7. Walker Machine Tools has 5.6 million shares of common stock outstanding. The current market price of Walker common stock is $54 per share rights-on. The company's net income this year is $18.00 million. A rights offering has been announced in which 560,000 new shares will be sold at $48.50 per share. The subscription price plus four rights is needed to buy one of the new shares.

a. What are the earnings per share and price-earnings ratio before the new shares are sold via the rights offering?

b. What would the earnings per share be immediately after the rights offering? What would the price-earnings ratio be immediately after the rights offering? (Assume there is no change in the market value of the stock, except for the change when the stock begins trading ex-rights.)

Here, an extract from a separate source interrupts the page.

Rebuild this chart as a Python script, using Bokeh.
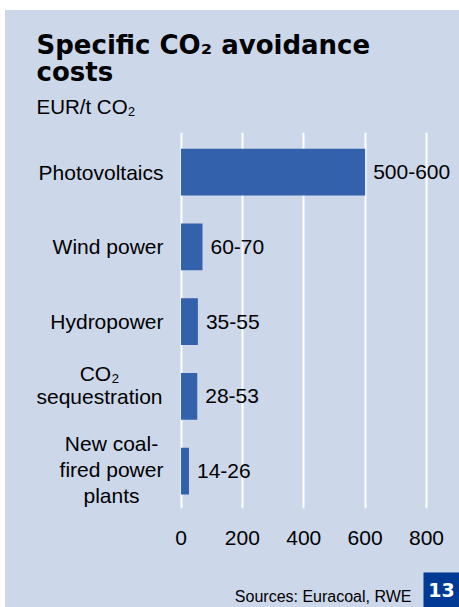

8. Enterprise Storage Company has 580,000 shares of cumulative preferred stock outstanding, which has a stated dividend of $4.65. It is six years in arrears in its dividend payments. Use Appendix B for an approximate answer but calculate your final answer using the formula and financial calculator methods.

a. How much in total dollars is the company behind in its payments?

b. The firm proposes to offer new common stock to the preferred stockholders to wipe out the deficit.

The common stock will pay the following dividends over the next four years:

D1 $1.85
D2 1.95
D3 2.05
D4 2.15

The company anticipates earnings per share after four years will be $4.23 with a P/E ratio of 12.

The common stock will be valued as the present value of future dividends plus the present value of the future stock price after four years. The discount rate used by the investment banker is 9 percent.

Compute the value of the common stock.

c. How many shares of common stock must be issued at the value computed in part b to eliminate the deficit (arrearage) computed in part a?

9. Ralston Gourmet Foods Inc. earned $190 million last year and retained $180 million.

What is the payout ratio?

Polycom Systems earned $487 million last year and paid out 24 percent of earnings in dividends.

a. By how much did the company's retained earnings increase?

b. With 100 million shares outstanding and a stock price of $163, what was the dividend yield? (Hint: First compute dividends per share.)

11. The following companies have different financial statistics.

                                                           Turtle Co.    Hare Corp.
Growth rate in sales and earnings              21 %            6 %
Cash as a percentage of total assets           3                 20

a. What dividend policy would you recommend for Turtle Co.?

b. What dividend policy would you recommend for Hare Corp.?

12. Planetary Travel Co. has $197,000,000 in stockholders' equity. Common stock is $40,000,000 and the balance is retained earnings. The firm has $265,000,000 in total assets and 2 percent of this value is in cash. Earnings for the year are $26,000,000 and are included in retained earnings.

a. What is the legal limit on current dividends?


b. What is the practical limit based on liquidity?

c. If the company pays out the amount in part b, what is the dividend payout ratio?